Maulid nabi tidak ada di zaman Rasulullah Saw, di zaman khalifaturrasyidin, tab’iin, zaman perawi hadist. Menurut sebagian sejarawan, maulid hadir ketika masa perang salib. Shalahuddin Al Ayyubi, melihat langsung efek perayaan natal dalam meningkatkan semangat juang tentara salib. Sehingga beliau mengadakan peringatan maulid dengan membaca al-maghâzî, yaitu cerita-cerita perang Nabi Saw. Di dalamnya berisi tentang bagaimana Nabi mengorganisir tentaranya dalam Perang Badar, Perang Uhud, Perang Khandak, bagaimana Makkah itu sendiri ditaklukkan pada yawm alfath, dan cerita-cerita heroik mengenai para sahabatnya.
Pembacaan almaghâzî seolah-olah dimaksudkan untuk mengingatkan pasukan Islam waktu itu, bahwa Nabi Saw adalah seorang jenderal dan ahli perang, dan para sahabatnya adalah tentara-tentara yang tidak pernah mengenal kalah.
Melalui peringatan maulid, maka semangat juang pasukan Islam termotivasi untuk bangkit. Mereka memerangi tentara Salib dengan semangat yang tinggi, dan berhasil mengusirnya dari dunia Islam untuk selamanya. Inilah permulaan dari akhir Perang Salib.
Sebagian besar ulama mengetahui sejarah lahirnya maulid seperti di atas, dan menganggapnya bid’ah. Karena merupakan kreativitas, maka orang berbeda pendapat menilainya. Ada yang menerima, dan ada yang menolak. Bahkan di Saudi Arabia pun yang menganut secara resmi paham kebid’ahan maulid, masih banyak orang yang mencuri-curi untuk mengadakan maulid. Salah satunya adalah Zaki Yamani, menteri perminyakan yang kemudian dipecat oleh Raja Fahd.
Pembacaan syair-syair Dibba’i, Barzanji, dan sebagainya, dalam peringatan Maulid Nabi di masjid-masjid di Lombok  pada dasarnya berkaitan dengan kecintaan kepada Nabi. Hal ini sama halnya ketika seorang anak yang baru lahir dibacakan Barzanji, yang juga menjadi semacam doa kepada Allah melalui pernyataan kecintaan kepada Nabi.
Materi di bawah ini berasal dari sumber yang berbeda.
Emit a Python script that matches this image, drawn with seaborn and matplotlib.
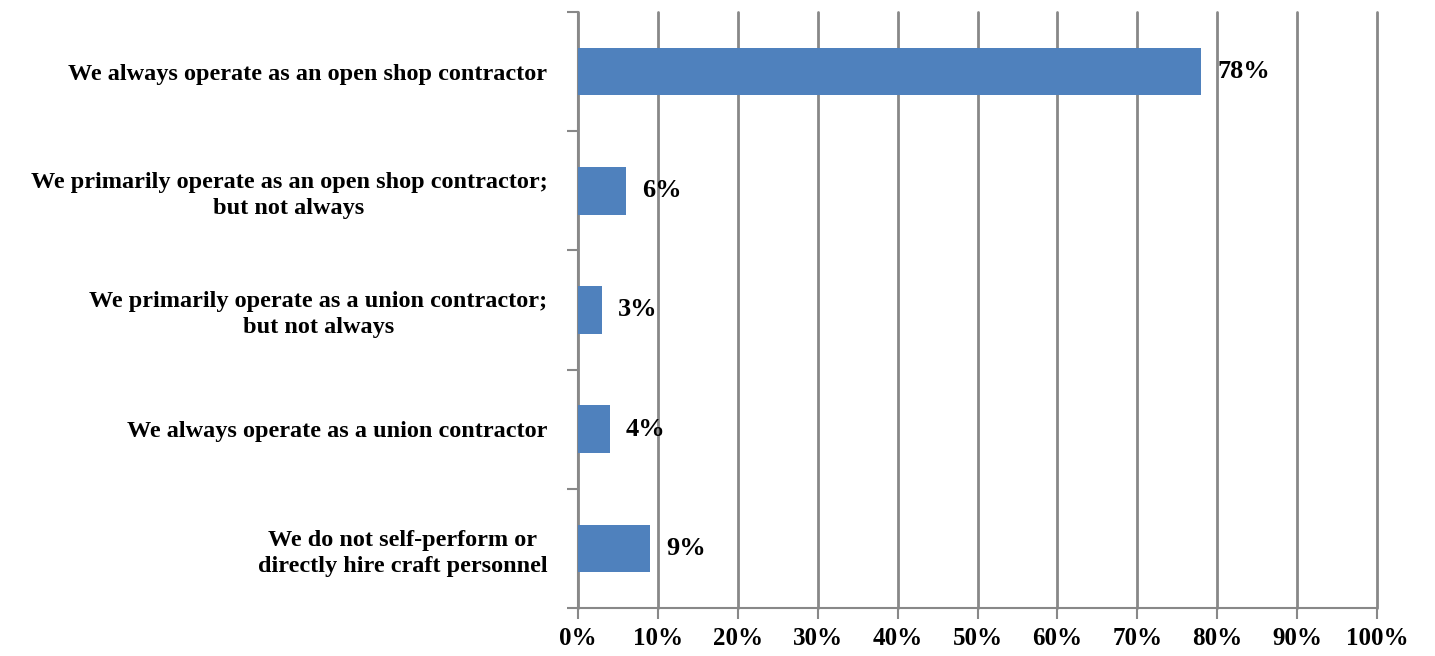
import matplotlib
matplotlib.use("Agg")
import matplotlib.pyplot as plt
import seaborn as sns
import pandas as pd
import numpy as np

categories = [
    "We always operate as an open shop contractor",
    "We primarily operate as an open shop contractor;\nbut not always",
    "We primarily operate as a union contractor;\nbut not always",
    "We always operate as a union contractor",
    "We do not self-perform or\ndirectly hire craft personnel",
]
values = [78, 6, 3, 4, 9]
xticks = [0, 10, 20, 30, 40, 50, 60, 70, 80, 90, 100]
xtick_labels = [f"{t}%" for t in xticks]

sns.set_theme(style="white")
plt.rcParams['font.family'] = ['Liberation Serif', 'DejaVu Serif']
plt.rcParams['text.color'] = 'black'
plt.rcParams['xtick.labelcolor'] = 'black'
plt.rcParams['ytick.labelcolor'] = 'black'

df = pd.DataFrame({"cat": categories, "val": values})

fig = plt.figure(figsize=(14.35, 6.56), dpi=100)
ax = fig.add_axes([578/1435, 1-608/656, (1377-578)/1435, (608-12)/656])

sns.barplot(data=df, y="cat", x="val", orient="h", color="#4F81BD",
            width=0.4, saturation=1, linewidth=0, ax=ax, zorder=3)

ax.set_xlim(0, 100)
ax.set_ylim(len(categories)-0.5, -0.5)
ax.set_xticks(xticks)
ax.set_xticklabels(xtick_labels, fontsize=18, fontweight='bold')
ax.set_yticks(range(len(categories)))
ax.set_yticklabels(categories, fontsize=17.5, fontweight='bold',
                   multialignment='center', linespacing=1.3)
ax.set_yticks(np.arange(-0.5, len(categories), 1), minor=True)
ax.tick_params(axis='y', which='major', length=0, pad=22)
ax.tick_params(axis='y', which='minor', length=8, width=1.5, color='#888888', direction='out', left=True)
ax.tick_params(axis='x', which='major', length=8, width=1.5, color='#888888', direction='out', bottom=True, pad=6)
ax.set_xlabel("")
ax.set_ylabel("")

ax.grid(axis='x', color='#888888', linewidth=2, zorder=0)
for gl in ax.get_xgridlines():
    gl.set_clip_on(False)
ax.set_axisbelow(True)
for s in ['top', 'right']:
    ax.spines[s].set_visible(False)
for s in ['left', 'bottom']:
    ax.spines[s].set_color('#888888')
    ax.spines[s].set_linewidth(1.5)

for i, v in enumerate(values):
    ax.text(v + 2, i, f"{v}%", va='center', ha='left', fontsize=19,
            fontweight='bold', color='black')

fig.savefig("out.png", dpi=100)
Ide shalawat sebenarnya ialah mendoakan Nabi. Ustad-ustad di pesantren biasanya menerangkan bahwa Nabi itu diibaratkan sebuah gelas yang sudah penuh. Dengan membaca shalawat berarti kita mengisi lagi gelas yang sudah penuh itu, sehingga airnya meluber dan tumpah. Tumpahannya itulah konon yang dianggap sebagai berkah atau syafaat Nabi.
Maulid Nabi juga menjadi medium untuk mengembangkan rasa keindahan yang suci. Tetapi perlu dicatat bahwa dalam Islam sebenarnya tidak ada seni yang suci; semua seni adalah dekoratif ornamental. Namun, melalui perkembangan sejarah Maulid itu sendiri, diciptakanlah literatur yang serbaindah, termasuk yang paling terkenal yaitu Dibba’i dan Barzanji, dan itu menjadi ekspresi seni dengan nilai estetika yang sangat tinggi.
Maulid bukan syariat, tidak berdosa bila tidak melakukannya. Jika kita menganggap perayaan maulid adalah dosa, sampaikan dakwah kita dengan ‘hikmah’, bila kita di tolak, tanggapi dengan ‘hasanah’.